DANS LE PETIT BARD-PERGOLA, UN QUARTIER DÉFAVORISÉ DE MONTPELLIER (Hérault) où vivent 5 800 habitants, moins de 10 % des élèves sont revenus en classe lors du déconfinement. Angoissées par le coronavirus, de nombreuses familles ne sont pas sorties de chez elles, ou très peu. « Certaines avaient peur d’ouvrir les volets, craignant de faire rentrer le virus », indique Najat Bentiri, psychologue à l’association Pacte 34 (psychologie, accompagnement, conseil, transculturalité, éducation). Pour les enfants, cette solitude sociale s’est doublée d’un isolement éducatif. « L’impact du confinement sur les petits a été énorme. C’est visible dans leur relation à l’autre, voire au niveau moteur », souligne la psychologue. Ce constat, partagé par deux autres associations intervenant dans le quartier (Espoir 34 et Montpellier Méditerranée Futsal), a conduit les trois structures à mettre en place un programme de soutien gratuit animé par des salariés et des bénévoles. L’idée s’est imposée d’autant plus facilement qu’aux trois mois de confinement allaient s’ajouter un été sans activité et, pour de nombreuses familles issues de l’immigration, l’impossibilité d’aller en vacances dans leur pays d’origine.
A la fin juin, les équipes ont rencontré les directeurs des écoles maternelles du quartier et le Rased (réseau d’aides spécialisées aux élèves en difficulté) : 24 enfants de 3 ans ont été retenus pour suivre des ateliers langage et d’activités sensori-motrices, tous les matins pendant une semaine. Deux stages ont été organisés en juillet, à raison de 12 élèves par session. « Ces enfants avaient régressé au niveau du langage, ils avaient du mal à construire des phrases correctes et adoptaient de préférence un langage non verbal », pointe Najat Bentiri. Elle évoque aussi un niveau de passivité élevé : « Ils avaient besoin d’être sécurisés pour entrer en activité. Ils étaient craintifs et tristes. » Animés par des professionnels de la petite enfance (enseignante spécialisée, poète et chanteuse, orthophoniste, psychologue), les ateliers ont été ouverts aux parents afin que ceux-ci apprennent à stimuler leur enfant. Très vite, des résultats sont apparus : les enfants acceptent plus facilement d’aller se coucher, « parce qu’ils savaient qu’ils auraient quelque chose d’intéressant à faire le lendemain et débranchaient plus volontiers des écrans », analyse la thérapeute. « Sur les photos, on voit leur visage s’animer de jour en jour. »
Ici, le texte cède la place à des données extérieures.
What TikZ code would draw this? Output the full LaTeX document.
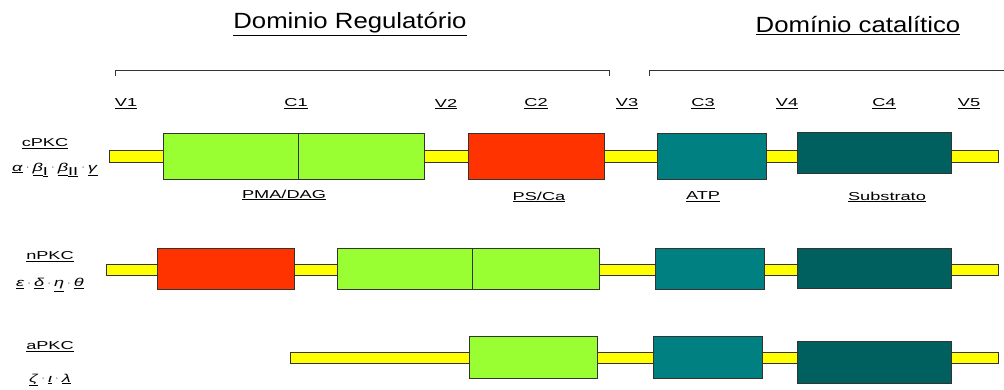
\documentclass[tikz,border=0pt]{standalone}
\usepackage{fontspec}
\setmainfont{Liberation Sans}
\definecolor{pkcgreen}{HTML}{99FF33}
\definecolor{pkcred}{HTML}{FF3300}
\definecolor{pkcteal}{HTML}{008080}
\definecolor{pkcdark}{HTML}{006060}
\definecolor{pkcyellow}{HTML}{FFFF00}
\definecolor{edgegray}{HTML}{333333}
\newcommand{\gsep}{\,\raisebox{0.25ex}{\scriptsize ·}\,}
\newcommand{\gl}[1]{\underline{\textit{#1}}}

\begin{document}
\begin{tikzpicture}[x=1pt,y=-1pt,
  lbl/.style={font=\fontsize{11.5}{13}\selectfont, xscale=1.58, inner sep=0pt},
  ttl/.style={font=\fontsize{22}{26}\selectfont, xscale=1.17, inner sep=0pt},
  bar/.style={fill=pkcyellow, draw=edgegray, line width=0.8pt},
  dom/.style={draw=edgegray, line width=0.8pt}]
  \useasboundingbox (0,0) rectangle (1004,389);

  % titles and brackets
  \node[ttl] (regtitle) at (350,24) {\underline{Dominio Regulatório}};
  \node[ttl] (cattitle) at (858,26) {\underline{Domínio catalítico}};
  \draw[dom] (115,76) -- (115,70) -- (609,70) -- (609,76);
  \draw[dom] (649,76) -- (649,70) -- (1004,70);

  % region labels
  \foreach \name/\x in {V1/126, C1/296, V2/446, C2/536, V3/627, C3/703, V4/787, C4/884, V5/969}
    \node[lbl] (\name) at (\x,104) {\underline{\name}};

  % cPKC
  \node[lbl] (cpkc) at (45,144) {\underline{cPKC}};
  \node[lbl] (cgreek) at (55,170) {\gl{α}\gsep\gl{β}\raisebox{-0.7ex}{\underline{I}}\gsep\gl{β}\raisebox{-0.7ex}{\underline{II}}\gsep\gl{γ}};
  \draw[bar] (109,150) rectangle (998,162);
  \draw[dom, fill=pkcgreen] (163,133) rectangle (298,179);
  \draw[dom, fill=pkcgreen] (298,133) rectangle (424,179);
  \draw[dom, fill=pkcred] (468,133) rectangle (604,179);
  \draw[dom, fill=pkcteal] (657,133) rectangle (766,179);
  \draw[dom, fill=pkcdark] (797,132) rectangle (951,173);
  \node[lbl] (pmadag) at (284,195) {\underline{PMA/DAG}};
  \node[lbl] (psca) at (539,197) {\underline{PS/Ca}};
  \node[lbl] (atp) at (703,197) {\underline{ATP}};
  \node[lbl] (substrato) at (887,197) {\underline{Substrato}};

  % nPKC
  \node[lbl] (npkc) at (50,257) {\underline{nPKC}};
  \node[lbl] (ngreek) at (50,285) {\gl{ε}\gsep\gl{δ}\gsep\gl{η}\gsep\gl{θ}};
  \draw[bar] (106,264) rectangle (998,275);
  \draw[dom, fill=pkcred] (157,248) rectangle (294,289);
  \draw[dom, fill=pkcgreen] (337,248) rectangle (472,289);
  \draw[dom, fill=pkcgreen] (472,248) rectangle (599,289);
  \draw[dom, fill=pkcteal] (655,248) rectangle (764,289);
  \draw[dom, fill=pkcdark] (797,248) rectangle (951,288);

  % aPKC
  \node[lbl] (apkc) at (50,347) {\underline{aPKC}};
  \node[lbl] (agreek) at (50,380) {\gl{ζ}\gsep\gl{ι}\gsep\gl{λ}};
  \draw[bar] (290,352) rectangle (998,363);
  \draw[dom, fill=pkcgreen] (469,336) rectangle (597,378);
  \draw[dom, fill=pkcteal] (653,336) rectangle (762,378);
  \draw[dom, fill=pkcdark] (797,341) rectangle (951,383);
\end{tikzpicture}
\end{document}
Le dernier stage s’est déroulé fin août avec 16 enfants de 6 à 10 ans. Au programme : des matinées de remobilisation scolaire avec un enseignant spécialisé. L’objectif ? Aider l’élève à formuler ce qu’il a vécu pendant le confinement et à se sentir suffisamment à l’aise pour qu’à la rentrée, en cas de difficultés en classe, il puisse le dire à son professeur. Un atelier d’estime de soi est aussi organisé chaque jour avec un psychologue afin de valoriser les enfants en les faisant parler de leurs origines, de ce qu’ils voudraient faire plus tard, de l’enfance de leurs parents… L’après-midi est consacré aux loisirs, au sport et à la culture : visite du musée-parc des Dinosaures, à Mèze (Hérault), ascension du pic Saint-Loup, découverte du patrimoine local… « Nous allons rester en lien avec les enfants et leurs familles pour voir comment ils évoluent pendant l’année scolaire », conclut Najat Bentiri, qui regrette de n’avoir pu donner suite à toutes les demandes de soutien que les autres organisateurs et elle-même ont reçu depuis deux mois.